Among those looking on was her husband, Kenneth, an assistant director of academic affairs and instructor at Penn State's Worthington Scranton campus.
"We are ready and eager to become vibrant and vital members of the Carlow community and of the Pittsburgh community," she said. "I am looking forward to spending time with Carlow's faculty, staff and students as we work together in our mutual commitment to fulfill Carlow University's mission."
Asked about those who might feel uneasy about the school's religious direction, Hines said her background is "strongly Catholic" and that she understands Carlow's traditions.
"We will not deviate from that mission," she said.
At Penn State Wilkes-Barre, Hines oversees a $10 million budget on a campus with 900 students. The school recently completed an $8 million fund-raising campaign.
Hines, who declined to give her age, previously held faculty and administrative posts at Dundalk Community College, Catonsville Community College, the University of Baltimore, St. Mary's Seminary and University, and the College of Notre Dame of Maryland.
Her academic degrees are in philosophy: A bachelor's from St. Francis College in Brooklyn, N.Y., and both a master's and a doctoral degree from The Catholic University of America in Washington, D.C.
She and her husband have four grown children.
Nationwide, the shift toward lay presidencies has accelerated in recent years. Among the 220 Catholic colleges and universities, 51 percent are now led by those from outside religious orders, said Michael James, a vice president with the Washington D.C.-based Association of Catholic Colleges and Universities.
Duquesne University hired its first lay president in 1988. St. Vincent College did the same about five years ago.
At Carlow, whose bylaws changed in the mid-1980s to allow someone from outside the order to take over, some described the transition in bittersweet terms.
"This is part of an evolution. We knew it was coming. We've been preparing for it," said Sister Margaret Hannan, president of the Pittsburgh Sisters of Mercy.
"We feel very comfortable with her," Hannan said of Hines. "She's a woman of integrity. She was very committed to the Catholic identity of Carlow and understanding of the mission [and] that we have a strong commitment to the education of women and the poor.
"She was the strongest of the candidates we interviewed."
Carlow had narrowed its search to a handful of prospects in December but reopened the search. Since Hines does not begin until July 29, Carlow Provost Gary Smith will serve as acting president after Geibel becomes president emeritus and goes on sabbatical.
In becoming the school's ninth president, Hines will inherit a school that has long made due with fewer resources than many of its peers, including an endowment of less than $4 million. It is tiny compared with the two research giants just up the road in Oakland, the University of Pittsburgh and Carnegie Mellon University.
Still, Carlow has been on a development push of its own, beefing up offerings, including science programs with the completion in 1999 of the $17 million A.J. Palumbo Hall of Science and Technology.

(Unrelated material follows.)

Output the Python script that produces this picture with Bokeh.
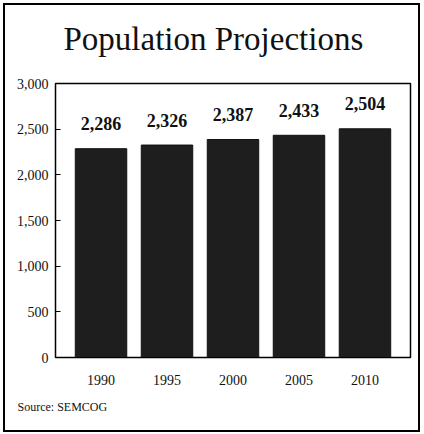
from bokeh.plotting import figure
from bokeh.models import ColumnDataSource, FactorRange, Range1d, NumeralTickFormatter, FixedTicker, Title
from bokeh.core.properties import value
from bokeh.embed import file_html
from bokeh.resources import INLINE

years = ["1990", "1995", "2000", "2005", "2010"]
population = [2286, 2326, 2387, 2433, 2504]
y_ticks = [0, 500, 1000, 1500, 2000, 2500, 3000]
title_text = "Population Projections"
source_text = "Source:  SEMCOG"

labels = [f"{v:,}" for v in population]
src = ColumnDataSource(dict(year=years, pop=population, label=labels))

FONT = "Liberation Serif"

p = figure(width=413, height=425, x_range=FactorRange(*years, range_padding=0.076),
           y_range=Range1d(0, 3000), output_backend="svg", toolbar_location=None,
           min_border_left=50, min_border_right=12, min_border_top=78, min_border_bottom=77)
p.styles = {"border": "2px solid black", "box-sizing": "content-box",
            "margin-left": "3px", "margin-top": "3px"}

p.vbar(x="year", top="pop", width=0.78, source=src, fill_color="#1e1e1e", line_color="#111111")
p.text(x="year", y="pop", text="label", source=src, y_offset=-25, text_align="center",
       text_baseline="middle", text_font=value(FONT), text_font_size="18px",
       text_font_style="bold", text_color="#111111")

p.title.text = ""
# white (invisible) spacer next to the frame, then the title further out
p.add_layout(Title(text=".", text_font_size="1px", text_color="white", standoff=14), "above")
p.add_layout(Title(text=title_text, align="left", offset=8, text_font=FONT,
                   text_font_size="33px", text_font_style="normal", text_color="#111111",
                   standoff=20), "above")

p.add_layout(Title(text=source_text, align="left", text_font=FONT, text_font_size="12px",
                   text_font_style="normal", text_color="#111111", offset=-38, standoff=21), "below")

p.grid.visible = False
p.outline_line_color = "black"
p.outline_line_width = 1.5

p.yaxis.ticker = FixedTicker(ticks=y_ticks)
p.yaxis.formatter = NumeralTickFormatter(format="0,0")
p.yaxis.major_tick_in = 5
p.yaxis.major_tick_out = 0
p.yaxis.minor_tick_line_color = None
p.yaxis.major_label_standoff = 7
p.yaxis.major_label_text_font = FONT
p.yaxis.major_label_text_font_size = "14px"
p.yaxis.major_label_text_color = "#111111"
p.yaxis.axis_line_color = "black"

p.xaxis.major_tick_line_color = None
p.xaxis.minor_tick_line_color = None
p.xaxis.major_label_standoff = 11
p.xaxis.major_label_text_font = FONT
p.xaxis.major_label_text_font_size = "14px"
p.xaxis.major_label_text_color = "#111111"
p.xaxis.axis_line_color = "black"

p.background_fill_color = "white"
p.border_fill_color = "white"

open("out.html", "w").write(file_html(p, INLINE))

Shepherding the school through that growth has been Geibel, a Carlow graduate herself who smiled in the background yesterday as she watched a twilight moment in her campus career spanning more than 30 years.
"Mary is just a superb individual," said Geibel, whose tenure is longer than any sitting college or university president in Pittsburgh. "There is no doubt that the choice was inspired. I think she'll be a real significant player in the Pittsburgh region."
Carlow's undergraduate majors now number almost 50 and its graduate degree programs total 16, many of them created during Geibel's tenure. It offers classes in satellite locations that include Cranberry and Greensburg. The school hopes to add a doctoral program.
It attained university status last year.